Ora vi prego di aiutarmi... vi è un modo per configurare la rete wireless senza avere la connessione a internet? O sono costretto a scaricarmi il livecd di ubuntu a 64 bit e sfruttare la sua connessione  :Confused: 

Grazie in anticipo per tutte le risposte. Per ogni ulteriore deluciadazione sono qui non esitate a chiedere.

EDIT per aderenza alle linee guida

----------

## ago

benvenuto

io al tuo posto, per semplicità farei l'installazione da un cd ubuntu amd64.

----------

## Traxler

grazie. Seguirò il tuo consiglio, lo sto scaricando proprio ora.

metto il tag risolto.

----------

## cloc3

 *Traxler wrote:*   

> Sono tornato su ubuntu e ho trovato questo: https://forums.gentoo.org/viewtopic-t-796019-start-0.html con mia sfortuna il link al firmware da un error 404.
> 
> 

 

qui puoi trovare la lista dei firmware originali attualmente forniti dalla casa madre.

in ogni caso, se in ubuntu il wireless funziona, significa che lì il firmware è già presente. cercalo nella cartella /lib/firmware .

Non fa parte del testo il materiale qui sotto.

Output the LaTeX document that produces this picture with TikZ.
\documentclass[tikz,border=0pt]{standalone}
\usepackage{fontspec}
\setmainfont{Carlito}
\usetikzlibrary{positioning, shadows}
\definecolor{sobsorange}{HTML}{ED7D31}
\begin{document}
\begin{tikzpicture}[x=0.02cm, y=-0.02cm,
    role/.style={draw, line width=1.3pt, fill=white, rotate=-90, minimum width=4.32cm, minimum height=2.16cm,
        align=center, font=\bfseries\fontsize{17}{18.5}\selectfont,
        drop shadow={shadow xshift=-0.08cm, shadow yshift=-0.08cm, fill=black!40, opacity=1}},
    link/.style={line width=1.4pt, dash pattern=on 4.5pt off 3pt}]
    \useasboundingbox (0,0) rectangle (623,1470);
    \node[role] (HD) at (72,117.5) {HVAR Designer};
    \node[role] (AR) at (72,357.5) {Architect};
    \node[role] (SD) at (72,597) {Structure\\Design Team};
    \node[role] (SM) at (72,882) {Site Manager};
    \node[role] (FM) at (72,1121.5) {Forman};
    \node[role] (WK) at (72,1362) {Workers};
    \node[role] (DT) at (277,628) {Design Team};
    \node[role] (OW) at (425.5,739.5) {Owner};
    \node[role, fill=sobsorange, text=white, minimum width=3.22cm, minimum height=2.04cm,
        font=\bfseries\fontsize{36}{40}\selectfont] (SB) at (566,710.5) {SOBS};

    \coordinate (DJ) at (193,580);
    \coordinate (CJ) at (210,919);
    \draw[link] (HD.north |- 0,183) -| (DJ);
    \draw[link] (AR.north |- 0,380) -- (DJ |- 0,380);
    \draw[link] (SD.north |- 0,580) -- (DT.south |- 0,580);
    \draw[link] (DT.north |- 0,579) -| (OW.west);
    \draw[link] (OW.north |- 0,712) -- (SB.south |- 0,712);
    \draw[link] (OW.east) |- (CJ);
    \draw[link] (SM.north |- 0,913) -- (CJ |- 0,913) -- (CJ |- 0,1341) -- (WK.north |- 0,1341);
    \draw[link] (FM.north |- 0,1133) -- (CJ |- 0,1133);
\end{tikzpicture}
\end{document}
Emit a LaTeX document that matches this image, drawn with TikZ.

qui e qui ho trovato degli ebuild specifici per software ralink.

qui ci sono ancora altre note e altri link.

----------

## ago

 *Traxler wrote:*   

> grazie. Seguirò il tuo consiglio, lo sto scaricando proprio ora.
> 
> metto il tag risolto.

 

io ho solo consigliato  :Very Happy: 

non è detto che tu possa risolvere...quindi il tag sarebbe meglio metterlo quando sarai sicuro di aver risolto

P.S. sostituisci ADM con AMD nel titolo  :Wink: 

----------

## Traxler

 *cloc3 wrote:*   

>  in ogni caso, se in ubuntu il wireless funziona, significa che lì il firmware è già presente. cercalo nella cartella /lib/firmware .

 

giusto hai ragione in effetti lo trovato... comunque ormai ho scaricato ubuntu domani faccio la configurazione, speriamo bene  :Surprised: .

Grazie per l'annotazione ago  :Embarassed:  .

EDIT configurato tutto con successo meggo il tag risolto

----------